** START OF SOURCE DATA **

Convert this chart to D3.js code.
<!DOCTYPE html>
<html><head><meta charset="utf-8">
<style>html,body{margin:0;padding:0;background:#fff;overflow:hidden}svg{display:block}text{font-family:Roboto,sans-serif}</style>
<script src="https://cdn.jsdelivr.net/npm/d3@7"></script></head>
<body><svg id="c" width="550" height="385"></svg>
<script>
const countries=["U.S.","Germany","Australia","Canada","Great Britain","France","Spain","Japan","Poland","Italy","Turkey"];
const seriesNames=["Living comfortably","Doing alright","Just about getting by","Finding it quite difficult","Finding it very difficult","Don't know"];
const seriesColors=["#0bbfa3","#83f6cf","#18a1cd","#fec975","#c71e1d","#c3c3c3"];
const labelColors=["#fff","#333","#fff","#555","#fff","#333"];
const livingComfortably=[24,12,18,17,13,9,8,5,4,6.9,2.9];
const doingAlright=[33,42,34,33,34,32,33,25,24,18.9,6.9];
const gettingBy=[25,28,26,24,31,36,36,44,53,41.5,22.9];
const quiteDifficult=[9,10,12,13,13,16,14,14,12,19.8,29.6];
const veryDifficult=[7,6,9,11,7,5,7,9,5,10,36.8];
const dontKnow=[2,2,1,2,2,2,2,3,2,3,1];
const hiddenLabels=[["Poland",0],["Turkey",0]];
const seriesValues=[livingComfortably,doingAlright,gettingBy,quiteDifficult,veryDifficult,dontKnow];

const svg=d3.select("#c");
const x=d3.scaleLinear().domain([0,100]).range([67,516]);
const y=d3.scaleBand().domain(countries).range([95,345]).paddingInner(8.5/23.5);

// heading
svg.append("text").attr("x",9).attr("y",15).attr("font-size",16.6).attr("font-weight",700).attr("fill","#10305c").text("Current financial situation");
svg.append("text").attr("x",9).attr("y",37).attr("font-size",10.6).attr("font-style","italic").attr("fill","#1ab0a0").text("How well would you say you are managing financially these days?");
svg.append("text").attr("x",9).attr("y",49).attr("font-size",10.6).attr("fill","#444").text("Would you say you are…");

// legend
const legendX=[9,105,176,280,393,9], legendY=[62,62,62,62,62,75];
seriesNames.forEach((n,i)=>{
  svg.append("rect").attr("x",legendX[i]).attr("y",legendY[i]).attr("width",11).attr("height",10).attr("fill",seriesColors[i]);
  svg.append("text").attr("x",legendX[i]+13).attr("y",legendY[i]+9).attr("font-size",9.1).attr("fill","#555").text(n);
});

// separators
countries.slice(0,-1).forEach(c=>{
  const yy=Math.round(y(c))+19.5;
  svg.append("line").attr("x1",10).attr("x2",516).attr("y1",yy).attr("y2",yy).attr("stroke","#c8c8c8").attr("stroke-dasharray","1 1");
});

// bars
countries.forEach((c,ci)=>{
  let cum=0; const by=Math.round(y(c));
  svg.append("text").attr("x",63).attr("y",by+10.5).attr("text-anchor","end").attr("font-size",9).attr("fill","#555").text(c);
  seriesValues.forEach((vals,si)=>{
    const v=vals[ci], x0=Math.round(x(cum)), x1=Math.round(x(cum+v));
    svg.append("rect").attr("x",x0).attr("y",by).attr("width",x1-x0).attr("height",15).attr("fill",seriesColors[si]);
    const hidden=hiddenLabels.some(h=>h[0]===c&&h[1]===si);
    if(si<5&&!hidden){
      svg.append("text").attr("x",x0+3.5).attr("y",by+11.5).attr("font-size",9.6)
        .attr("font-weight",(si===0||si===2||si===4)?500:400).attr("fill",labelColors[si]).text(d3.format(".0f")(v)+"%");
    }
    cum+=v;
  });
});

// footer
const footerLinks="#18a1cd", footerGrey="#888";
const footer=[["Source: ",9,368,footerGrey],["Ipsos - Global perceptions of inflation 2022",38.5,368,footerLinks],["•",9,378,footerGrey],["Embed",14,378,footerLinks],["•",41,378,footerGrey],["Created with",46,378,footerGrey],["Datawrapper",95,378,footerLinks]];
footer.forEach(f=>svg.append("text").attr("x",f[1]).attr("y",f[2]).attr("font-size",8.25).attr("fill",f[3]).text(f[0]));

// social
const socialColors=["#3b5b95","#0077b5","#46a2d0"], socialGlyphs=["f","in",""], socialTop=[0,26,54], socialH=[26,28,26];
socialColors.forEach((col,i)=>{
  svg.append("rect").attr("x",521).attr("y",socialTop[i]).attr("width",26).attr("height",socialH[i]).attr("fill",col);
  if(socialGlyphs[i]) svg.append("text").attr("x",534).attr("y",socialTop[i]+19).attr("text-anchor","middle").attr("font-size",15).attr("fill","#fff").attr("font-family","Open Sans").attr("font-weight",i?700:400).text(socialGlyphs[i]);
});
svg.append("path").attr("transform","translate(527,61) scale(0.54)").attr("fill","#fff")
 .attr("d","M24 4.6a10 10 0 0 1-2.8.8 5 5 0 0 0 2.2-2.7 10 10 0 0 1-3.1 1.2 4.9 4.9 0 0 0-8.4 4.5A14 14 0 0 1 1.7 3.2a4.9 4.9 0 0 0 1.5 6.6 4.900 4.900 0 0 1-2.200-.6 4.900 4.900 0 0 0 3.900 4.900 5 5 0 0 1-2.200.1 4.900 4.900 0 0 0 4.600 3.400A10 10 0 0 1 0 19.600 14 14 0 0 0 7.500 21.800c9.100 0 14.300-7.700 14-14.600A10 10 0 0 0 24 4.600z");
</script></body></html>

** END OF SOURCE DATA **

- INSTRUCTIONS FOR THE TASK -
The listing above should be transcribed in full, exactly as written.

- WRITTEN SOLUTION -
Convert this chart to D3.js code.
<!DOCTYPE html>
<html><head><meta charset="utf-8">
<style>html,body{margin:0;padding:0;background:#fff;overflow:hidden}svg{display:block}text{font-family:Roboto,sans-serif}</style>
<script src="https://cdn.jsdelivr.net/npm/d3@7"></script></head>
<body><svg id="c" width="550" height="385"></svg>
<script>
const countries=["U.S.","Germany","Australia","Canada","Great Britain","France","Spain","Japan","Poland","Italy","Turkey"];
const seriesNames=["Living comfortably","Doing alright","Just about getting by","Finding it quite difficult","Finding it very difficult","Don't know"];
const seriesColors=["#0bbfa3","#83f6cf","#18a1cd","#fec975","#c71e1d","#c3c3c3"];
const labelColors=["#fff","#333","#fff","#555","#fff","#333"];
const livingComfortably=[24,12,18,17,13,9,8,5,4,6.9,2.9];
const doingAlright=[33,42,34,33,34,32,33,25,24,18.9,6.9];
const gettingBy=[25,28,26,24,31,36,36,44,53,41.5,22.9];
const quiteDifficult=[9,10,12,13,13,16,14,14,12,19.8,29.6];
const veryDifficult=[7,6,9,11,7,5,7,9,5,10,36.8];
const dontKnow=[2,2,1,2,2,2,2,3,2,3,1];
const hiddenLabels=[["Poland",0],["Turkey",0]];
const seriesValues=[livingComfortably,doingAlright,gettingBy,quiteDifficult,veryDifficult,dontKnow];

const svg=d3.select("#c");
const x=d3.scaleLinear().domain([0,100]).range([67,516]);
const y=d3.scaleBand().domain(countries).range([95,345]).paddingInner(8.5/23.5);

// heading
svg.append("text").attr("x",9).attr("y",15).attr("font-size",16.6).attr("font-weight",700).attr("fill","#10305c").text("Current financial situation");
svg.append("text").attr("x",9).attr("y",37).attr("font-size",10.6).attr("font-style","italic").attr("fill","#1ab0a0").text("How well would you say you are managing financially these days?");
svg.append("text").attr("x",9).attr("y",49).attr("font-size",10.6).attr("fill","#444").text("Would you say you are…");

// legend
const legendX=[9,105,176,280,393,9], legendY=[62,62,62,62,62,75];
seriesNames.forEach((n,i)=>{
  svg.append("rect").attr("x",legendX[i]).attr("y",legendY[i]).attr("width",11).attr("height",10).attr("fill",seriesColors[i]);
  svg.append("text").attr("x",legendX[i]+13).attr("y",legendY[i]+9).attr("font-size",9.1).attr("fill","#555").text(n);
});

// separators
countries.slice(0,-1).forEach(c=>{
  const yy=Math.round(y(c))+19.5;
  svg.append("line").attr("x1",10).attr("x2",516).attr("y1",yy).attr("y2",yy).attr("stroke","#c8c8c8").attr("stroke-dasharray","1 1");
});

// bars
countries.forEach((c,ci)=>{
  let cum=0; const by=Math.round(y(c));
  svg.append("text").attr("x",63).attr("y",by+10.5).attr("text-anchor","end").attr("font-size",9).attr("fill","#555").text(c);
  seriesValues.forEach((vals,si)=>{
    const v=vals[ci], x0=Math.round(x(cum)), x1=Math.round(x(cum+v));
    svg.append("rect").attr("x",x0).attr("y",by).attr("width",x1-x0).attr("height",15).attr("fill",seriesColors[si]);
    const hidden=hiddenLabels.some(h=>h[0]===c&&h[1]===si);
    if(si<5&&!hidden){
      svg.append("text").attr("x",x0+3.5).attr("y",by+11.5).attr("font-size",9.6)
        .attr("font-weight",(si===0||si===2||si===4)?500:400).attr("fill",labelColors[si]).text(d3.format(".0f")(v)+"%");
    }
    cum+=v;
  });
});

// footer
const footerLinks="#18a1cd", footerGrey="#888";
const footer=[["Source: ",9,368,footerGrey],["Ipsos - Global perceptions of inflation 2022",38.5,368,footerLinks],["•",9,378,footerGrey],["Embed",14,378,footerLinks],["•",41,378,footerGrey],["Created with",46,378,footerGrey],["Datawrapper",95,378,footerLinks]];
footer.forEach(f=>svg.append("text").attr("x",f[1]).attr("y",f[2]).attr("font-size",8.25).attr("fill",f[3]).text(f[0]));

// social
const socialColors=["#3b5b95","#0077b5","#46a2d0"], socialGlyphs=["f","in",""], socialTop=[0,26,54], socialH=[26,28,26];
socialColors.forEach((col,i)=>{
  svg.append("rect").attr("x",521).attr("y",socialTop[i]).attr("width",26).attr("height",socialH[i]).attr("fill",col);
  if(socialGlyphs[i]) svg.append("text").attr("x",534).attr("y",socialTop[i]+19).attr("text-anchor","middle").attr("font-size",15).attr("fill","#fff").attr("font-family","Open Sans").attr("font-weight",i?700:400).text(socialGlyphs[i]);
});
svg.append("path").attr("transform","translate(527,61) scale(0.54)").attr("fill","#fff")
 .attr("d","M24 4.6a10 10 0 0 1-2.8.8 5 5 0 0 0 2.2-2.7 10 10 0 0 1-3.1 1.2 4.9 4.9 0 0 0-8.4 4.5A14 14 0 0 1 1.7 3.2a4.9 4.9 0 0 0 1.5 6.6 4.900 4.900 0 0 1-2.200-.6 4.900 4.900 0 0 0 3.900 4.900 5 5 0 0 1-2.200.1 4.900 4.900 0 0 0 4.600 3.400A10 10 0 0 1 0 19.600 14 14 0 0 0 7.500 21.800c9.100 0 14.300-7.700 14-14.600A10 10 0 0 0 24 4.600z");
</script></body></html>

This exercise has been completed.